— START OF Records to process —

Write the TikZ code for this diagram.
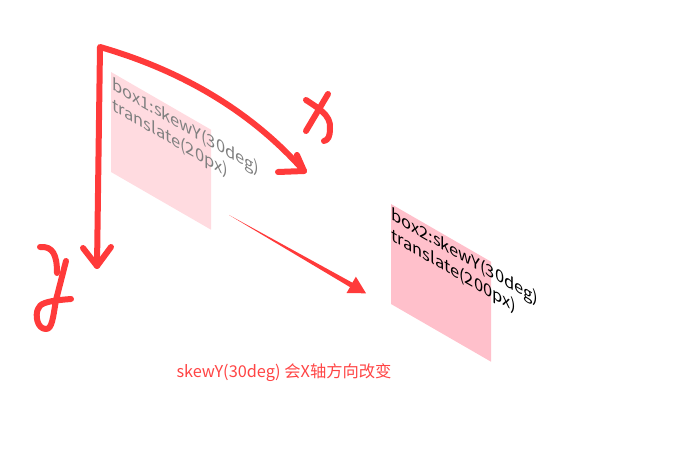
\documentclass[tikz,border=0pt]{standalone}
\usepackage{fontspec}
\setmainfont{Noto Sans CJK SC}
\definecolor{penred}{HTML}{FF3A3A}
\definecolor{boxpink}{HTML}{FFC0CB}
\definecolor{boxpale}{HTML}{FFDBE0}
\definecolor{notered}{HTML}{FF4444}

\tikzset{
    handstroke/.style = {draw = penred, line width = 6pt,
        line cap = round, line join = round},
    skewtext/.style = {yslant = -0.57735, anchor = north west, align = left,
        inner sep = 0pt, font = \fontsize{16.5}{20.5}\selectfont}
}

\begin{document}
\begin{tikzpicture}[x=1pt, y=-1pt]
    \useasboundingbox (0,0) rectangle (673,457);

    % box1, light
    \fill [boxpale] (111,72) -- (211,129.7) -- (211,229.7) -- (111,172) -- cycle;
    \node (boxa) [skewtext, text = gray] at (112,76)
        {box1:skewY(30deg)\\translate(20px)};

    % box2
    \fill [boxpink] (391,204) -- (491,261.7) -- (491,361.7) -- (391,304) -- cycle;
    \node (boxb) [skewtext] at (391,206)
        {box2:skewY(30deg)\\translate(200px)};

    % hand drawn axes
    \coordinate (O) at (100,47);
    \coordinate (Ytip) at (97,266);
    \coordinate (Xtip) at (304,171);
    \draw [handstroke] (Ytip) -- (O) .. controls (180,70) and (250,110) .. (Xtip);
    \draw [handstroke] (83,248) -- (Ytip) -- (111,247);
    \draw [handstroke] (278,172) -- (Xtip) -- (297,155);

    % letter x
    \draw [handstroke] (306,100) .. controls (318,108) and (331,115) .. (330,128)
        .. controls (330,137) and (328,140) .. (324,141);
    \draw [handstroke] (328,94) -- (306,131);

    % letter y
    \draw [handstroke] (40,247) .. controls (53,246) and (57,255) .. (57,273);
    \draw [handstroke] (66,261) -- (56,300) .. controls (53,318) and (52,329) .. (46,329)
        .. controls (37,329) and (35,315) .. (38,309)
        .. controls (40,304) and (44,301) .. (71,299);

    % thin arrow between the boxes
    \coordinate (tail) at (229,215);
    \coordinate (tip) at (366,293.3);
    \fill [penred] (tail) -- (352.4,282.7) -- (355.9,276.7) -- (tip)
        -- (346.5,293.1) -- (350,287.1) -- cycle;

    \node (caption) [anchor = base west, text = notered,
        font = \fontsize{16.3}{19}\selectfont] at (173,378)
        {skewY(30deg) 会X轴方向改变};
\end{tikzpicture}
\end{document}
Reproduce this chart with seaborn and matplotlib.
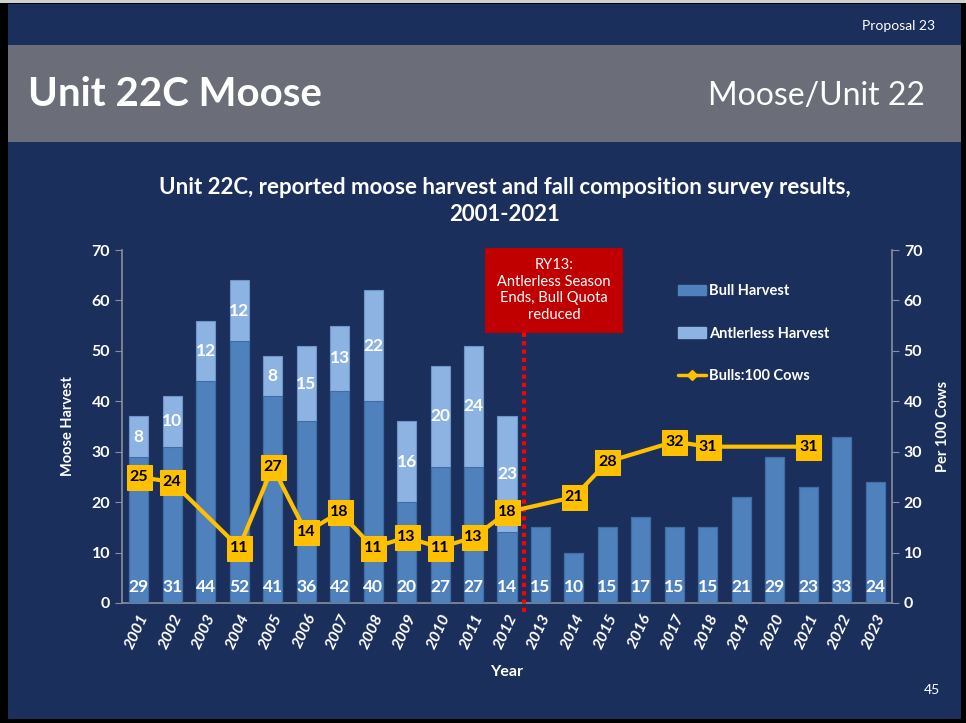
import matplotlib
matplotlib.use("Agg")
import matplotlib.pyplot as plt
from matplotlib.patches import Patch, Rectangle
from matplotlib.lines import Line2D
import numpy as np
import pandas as pd
import seaborn as sns

# donnees
years = [str(y) for y in range(2001, 2024)]
bull = [29, 31, 44, 52, 41, 36, 42, 40, 20, 27, 27, 14, 15, 10, 15, 17, 15, 15, 21, 29, 23, 33, 24]
antlerless = [8, 10, 12, 12, 8, 15, 13, 22, 16, 20, 24, 23, 0, 0, 0, 0, 0, 0, 0, 0, 0, 0, 0]
ratio_years = [2001, 2002, 2004, 2005, 2006, 2007, 2008, 2009, 2010, 2011, 2012, 2014, 2015, 2017, 2018, 2021]
ratio = [25, 24, 11, 27, 14, 18, 11, 13, 11, 13, 18, 21, 28, 32, 31, 31]

navy = "#1b2f5c"
bull_col = "#4f81bd"
antl_col = "#8db3e2"
gold = "#ffc000"
grid_col = "#8a8f99"

sns.set_style("dark")
plt.rcParams['font.family'] = ['Lato', 'DejaVu Sans']

df = pd.DataFrame({"year": years, "bull": bull, "antlerless": antlerless})
df["total"] = df["bull"] + df["antlerless"]
dr = pd.DataFrame({"x": [years.index(str(y)) for y in ratio_years], "ratio": ratio})

fig = plt.figure(figsize=(9.66, 7.23), dpi=100)
fig.patch.set_facecolor("black")
# fond de la diapo
fig.add_artist(Rectangle((8/966, 1-719/723), 953/966, 715/723, transform=fig.transFigure,
                         facecolor=navy, edgecolor="none", zorder=0))
fig.add_artist(Rectangle((0, 1-3/723), 1, 3/723, transform=fig.transFigure,
                         facecolor="#d0d0d0", edgecolor="none", zorder=0))
fig.add_artist(Rectangle((8/966, 1-142/723), 953/966, 97/723, transform=fig.transFigure,
                         facecolor="#6b6e78", edgecolor="none", zorder=0))

fig.text(935/966, 1-26/723, "Proposal 23", color="white", fontsize=10,
         ha="right", va="center")
fig.text(28/966, 1-94/723, "Unit 22C Moose", color="white", fontsize=29, fontweight="bold",
         ha="left", va="center")
fig.text(925/966, 1-96/723, "Moose/Unit 22", color="white", fontsize=23,
         ha="right", va="center")
fig.text(940/966, 1-690/723, "45", color="white", fontsize=10, ha="right", va="center")

fig.text(505/966, 1-187/723, "Unit 22C, reported moose harvest and fall composition survey results,",
         color="white", fontsize=16, fontweight="bold", ha="center", va="center")
fig.text(505/966, 1-214/723, "2001-2021", color="white", fontsize=16, fontweight="bold",
         ha="center", va="center")

ax = fig.add_axes([122/966, 1-603/723, 770/966, 353/723])
ax.set_facecolor("none")

sns.barplot(data=df, x="year", y="total", color=antl_col, width=0.57, saturation=1,
            edgecolor="#6f96c8", linewidth=0.8, ax=ax, zorder=2)
sns.barplot(data=df, x="year", y="bull", color=bull_col, width=0.57, saturation=1,
            edgecolor="#3f6ea6", linewidth=0.8, ax=ax, zorder=3)

for i, (b, a) in enumerate(zip(bull, antlerless)):
    ax.text(i, 3.2, str(b), color="white", fontsize=12.5, fontweight="bold",
            ha="center", va="center", zorder=4)
    if a > 0:
        ax.text(i, b + a / 2, str(a), color="white", fontsize=12.5, fontweight="bold",
                ha="center", va="center", zorder=4)

ax.set_xlim(-0.5, 22.5)
ax.set_ylim(0, 70)
ax.set_yticks(range(0, 71, 10))
ax.set_xlabel("Year", color="white", fontsize=11.5, fontweight="bold", labelpad=10)
ax.set_ylabel("Moose Harvest", color="white", fontsize=10.5, fontweight="bold", labelpad=12)
ax.tick_params(axis="y", colors=grid_col, labelcolor="white", labelsize=11.5, length=5, direction="out", left=True)
ax.tick_params(axis="x", length=0, labelcolor="white", labelsize=11.5, pad=6)
for lab in ax.get_xticklabels():
    lab.set_rotation(65)
    lab.set_ha("right")
    lab.set_rotation_mode("anchor")
    lab.set_fontweight("bold")
    lab.set_fontstyle("italic")
for lab in ax.get_yticklabels():
    lab.set_fontweight("bold")
ax.grid(False)
for s in ["top", "right"]:
    ax.spines[s].set_visible(False)
for s in ["left", "bottom"]:
    ax.spines[s].set_color(grid_col)
    ax.spines[s].set_linewidth(1.2)

# ligne rouge RY13
ax.plot([11.5, 11.5], [-1.8, 53.5], color="#ff0000", lw=3, ls=(0, (1, 1)),
        clip_on=False, zorder=5)

ax2 = ax.twinx()
sns.lineplot(data=dr, x="x", y="ratio", color=gold, lw=3, ax=ax2, zorder=6,
             marker="s", markersize=18, markeredgecolor=gold)
for x, r in zip(dr["x"], dr["ratio"]):
    ax2.text(x, r, str(r), color="black", fontsize=11.5, fontweight="bold",
             ha="center", va="center", zorder=7)
ax2.set_ylim(0, 70)
ax2.set_xlim(-0.5, 22.5)
ax2.set_yticks(range(0, 71, 10))
ax2.set_ylabel("Per 100 Cows", color="white", fontsize=10.5, fontweight="bold", labelpad=10)
ax2.set_xlabel("")
ax2.tick_params(axis="y", colors=grid_col, labelcolor="white", labelsize=11.5, length=5, direction="out", right=True)
for lab in ax2.get_yticklabels():
    lab.set_fontweight("bold")
ax2.grid(False)
for s in ["top", "left", "bottom"]:
    ax2.spines[s].set_visible(False)
ax2.spines["right"].set_color(grid_col)
ax2.spines["right"].set_linewidth(1.2)

# boite rouge
fig.add_artist(Rectangle((485/966, 1-333/723), 138/966, 85/723, transform=fig.transFigure,
                         facecolor="#c00000", edgecolor="none", zorder=8))
fig.text(554/966, 1-290/723, "RY13:\nAntlerless Season\nEnds, Bull Quota\nreduced",
         color="white", fontsize=10.5, ha="center", va="center", linespacing=1.25, zorder=9)

handles = [Patch(facecolor=bull_col, edgecolor=bull_col),
           Patch(facecolor=antl_col, edgecolor=antl_col),
           Line2D([0], [0], color=gold, lw=2.5, marker="D", markersize=5)]
leg = fig.legend(handles, ["Bull Harvest", "Antlerless Harvest", "Bulls:100 Cows"],
                 loc="upper left", bbox_to_anchor=(665/966, 1-271/723), frameon=False,
                 labelspacing=1.95, handlelength=1.9, handletextpad=0.2,
                 prop={"weight": "bold", "size": 10.5})
for t in leg.get_texts():
    t.set_color("white")

fig.savefig("out.png", dpi=100, facecolor=fig.get_facecolor())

— END OF Records to process —

Your instructions: From the records above, copy exactly the stretch from the line holding "Reproduce this chart" through the line holding "import seaborn as sns", both ends included, without the pictures.

Response for this exercise:
Reproduce this chart with seaborn and matplotlib.
import matplotlib
matplotlib.use("Agg")
import matplotlib.pyplot as plt
from matplotlib.patches import Patch, Rectangle
from matplotlib.lines import Line2D
import numpy as np
import pandas as pd
import seaborn as sns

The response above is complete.